-- Start Source data --

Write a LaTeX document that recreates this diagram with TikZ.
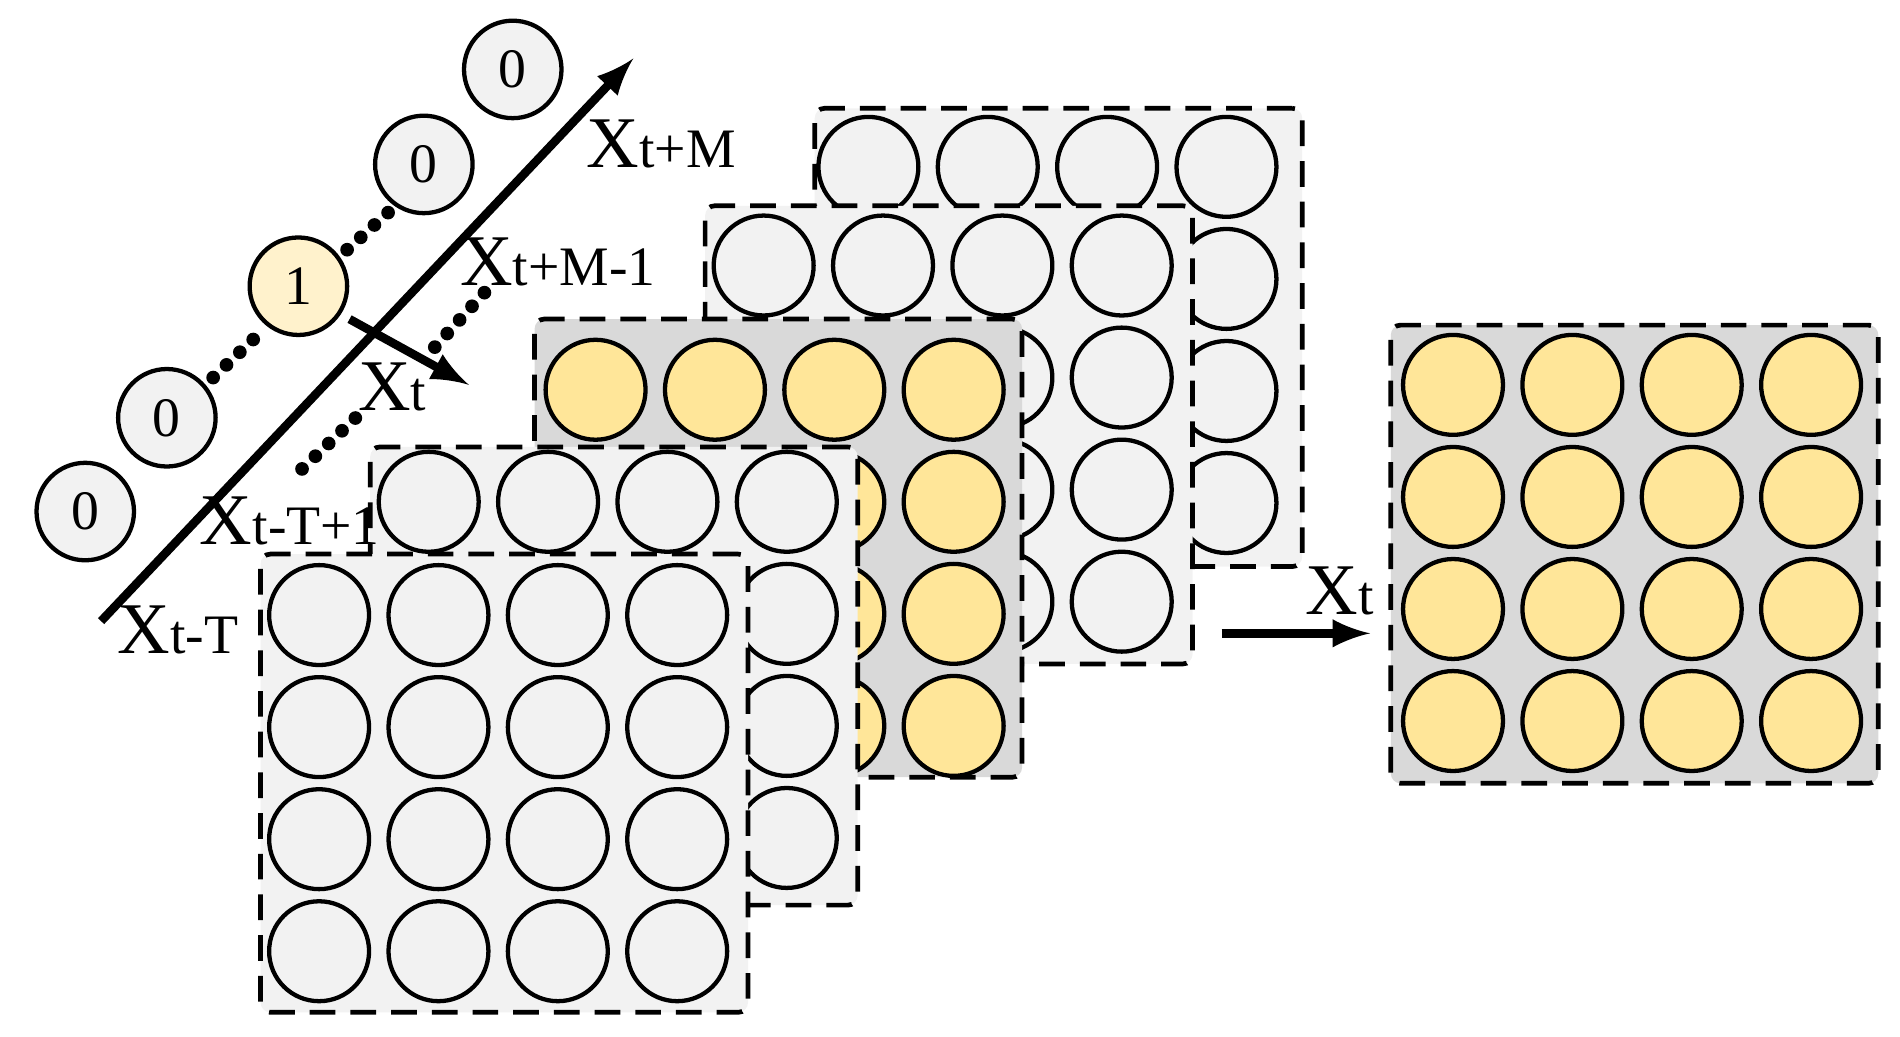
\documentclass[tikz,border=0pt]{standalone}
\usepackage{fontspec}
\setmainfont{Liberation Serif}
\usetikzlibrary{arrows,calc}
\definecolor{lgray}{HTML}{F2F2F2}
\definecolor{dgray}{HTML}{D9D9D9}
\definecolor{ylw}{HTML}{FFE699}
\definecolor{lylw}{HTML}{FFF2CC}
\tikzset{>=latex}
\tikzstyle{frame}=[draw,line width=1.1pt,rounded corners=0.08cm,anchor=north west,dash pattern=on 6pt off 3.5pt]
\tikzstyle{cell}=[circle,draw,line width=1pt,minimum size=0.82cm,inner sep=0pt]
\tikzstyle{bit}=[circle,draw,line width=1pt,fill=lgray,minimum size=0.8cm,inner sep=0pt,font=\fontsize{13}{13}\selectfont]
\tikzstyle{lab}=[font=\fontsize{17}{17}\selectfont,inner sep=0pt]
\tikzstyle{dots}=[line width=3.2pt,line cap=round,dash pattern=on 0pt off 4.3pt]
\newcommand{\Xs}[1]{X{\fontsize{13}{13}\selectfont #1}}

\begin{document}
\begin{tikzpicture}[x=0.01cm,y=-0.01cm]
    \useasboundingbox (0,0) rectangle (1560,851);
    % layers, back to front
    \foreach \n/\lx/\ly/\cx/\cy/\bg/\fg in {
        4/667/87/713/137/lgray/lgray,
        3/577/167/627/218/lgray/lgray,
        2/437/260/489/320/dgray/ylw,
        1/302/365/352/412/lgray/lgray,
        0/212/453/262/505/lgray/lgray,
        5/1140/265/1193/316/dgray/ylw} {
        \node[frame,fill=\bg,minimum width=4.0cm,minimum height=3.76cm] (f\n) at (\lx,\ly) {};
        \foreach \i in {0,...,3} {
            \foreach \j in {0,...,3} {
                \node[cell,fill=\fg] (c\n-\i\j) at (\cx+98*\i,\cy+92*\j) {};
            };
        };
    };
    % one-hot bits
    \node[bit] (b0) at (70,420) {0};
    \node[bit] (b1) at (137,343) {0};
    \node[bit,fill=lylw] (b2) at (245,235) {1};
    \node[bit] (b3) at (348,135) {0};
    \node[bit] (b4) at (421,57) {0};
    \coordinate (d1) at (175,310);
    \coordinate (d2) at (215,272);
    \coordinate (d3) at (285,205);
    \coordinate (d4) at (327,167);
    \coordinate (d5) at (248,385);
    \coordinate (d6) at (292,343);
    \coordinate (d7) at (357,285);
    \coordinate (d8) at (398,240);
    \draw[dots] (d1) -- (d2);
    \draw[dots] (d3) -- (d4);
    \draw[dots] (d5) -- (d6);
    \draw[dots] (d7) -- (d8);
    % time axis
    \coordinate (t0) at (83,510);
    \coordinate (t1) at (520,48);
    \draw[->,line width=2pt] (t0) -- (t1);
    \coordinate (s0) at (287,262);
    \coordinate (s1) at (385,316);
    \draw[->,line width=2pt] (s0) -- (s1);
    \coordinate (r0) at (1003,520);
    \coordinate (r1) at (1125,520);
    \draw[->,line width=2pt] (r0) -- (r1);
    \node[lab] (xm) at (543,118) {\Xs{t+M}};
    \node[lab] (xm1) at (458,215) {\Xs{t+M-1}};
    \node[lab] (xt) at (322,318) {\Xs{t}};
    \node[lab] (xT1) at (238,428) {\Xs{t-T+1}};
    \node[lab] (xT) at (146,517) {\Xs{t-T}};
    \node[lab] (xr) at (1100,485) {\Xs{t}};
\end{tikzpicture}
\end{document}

-- End Source data --

▸ **The problem**
Exclude the pictures, and transcribe all of the material exactly.

▸ **Response to this task**
Write a LaTeX document that recreates this diagram with TikZ.
\documentclass[tikz,border=0pt]{standalone}
\usepackage{fontspec}
\setmainfont{Liberation Serif}
\usetikzlibrary{arrows,calc}
\definecolor{lgray}{HTML}{F2F2F2}
\definecolor{dgray}{HTML}{D9D9D9}
\definecolor{ylw}{HTML}{FFE699}
\definecolor{lylw}{HTML}{FFF2CC}
\tikzset{>=latex}
\tikzstyle{frame}=[draw,line width=1.1pt,rounded corners=0.08cm,anchor=north west,dash pattern=on 6pt off 3.5pt]
\tikzstyle{cell}=[circle,draw,line width=1pt,minimum size=0.82cm,inner sep=0pt]
\tikzstyle{bit}=[circle,draw,line width=1pt,fill=lgray,minimum size=0.8cm,inner sep=0pt,font=\fontsize{13}{13}\selectfont]
\tikzstyle{lab}=[font=\fontsize{17}{17}\selectfont,inner sep=0pt]
\tikzstyle{dots}=[line width=3.2pt,line cap=round,dash pattern=on 0pt off 4.3pt]
\newcommand{\Xs}[1]{X{\fontsize{13}{13}\selectfont #1}}

\begin{document}
\begin{tikzpicture}[x=0.01cm,y=-0.01cm]
    \useasboundingbox (0,0) rectangle (1560,851);
    % layers, back to front
    \foreach \n/\lx/\ly/\cx/\cy/\bg/\fg in {
        4/667/87/713/137/lgray/lgray,
        3/577/167/627/218/lgray/lgray,
        2/437/260/489/320/dgray/ylw,
        1/302/365/352/412/lgray/lgray,
        0/212/453/262/505/lgray/lgray,
        5/1140/265/1193/316/dgray/ylw} {
        \node[frame,fill=\bg,minimum width=4.0cm,minimum height=3.76cm] (f\n) at (\lx,\ly) {};
        \foreach \i in {0,...,3} {
            \foreach \j in {0,...,3} {
                \node[cell,fill=\fg] (c\n-\i\j) at (\cx+98*\i,\cy+92*\j) {};
            };
        };
    };
    % one-hot bits
    \node[bit] (b0) at (70,420) {0};
    \node[bit] (b1) at (137,343) {0};
    \node[bit,fill=lylw] (b2) at (245,235) {1};
    \node[bit] (b3) at (348,135) {0};
    \node[bit] (b4) at (421,57) {0};
    \coordinate (d1) at (175,310);
    \coordinate (d2) at (215,272);
    \coordinate (d3) at (285,205);
    \coordinate (d4) at (327,167);
    \coordinate (d5) at (248,385);
    \coordinate (d6) at (292,343);
    \coordinate (d7) at (357,285);
    \coordinate (d8) at (398,240);
    \draw[dots] (d1) -- (d2);
    \draw[dots] (d3) -- (d4);
    \draw[dots] (d5) -- (d6);
    \draw[dots] (d7) -- (d8);
    % time axis
    \coordinate (t0) at (83,510);
    \coordinate (t1) at (520,48);
    \draw[->,line width=2pt] (t0) -- (t1);
    \coordinate (s0) at (287,262);
    \coordinate (s1) at (385,316);
    \draw[->,line width=2pt] (s0) -- (s1);
    \coordinate (r0) at (1003,520);
    \coordinate (r1) at (1125,520);
    \draw[->,line width=2pt] (r0) -- (r1);
    \node[lab] (xm) at (543,118) {\Xs{t+M}};
    \node[lab] (xm1) at (458,215) {\Xs{t+M-1}};
    \node[lab] (xt) at (322,318) {\Xs{t}};
    \node[lab] (xT1) at (238,428) {\Xs{t-T+1}};
    \node[lab] (xT) at (146,517) {\Xs{t-T}};
    \node[lab] (xr) at (1100,485) {\Xs{t}};
\end{tikzpicture}
\end{document}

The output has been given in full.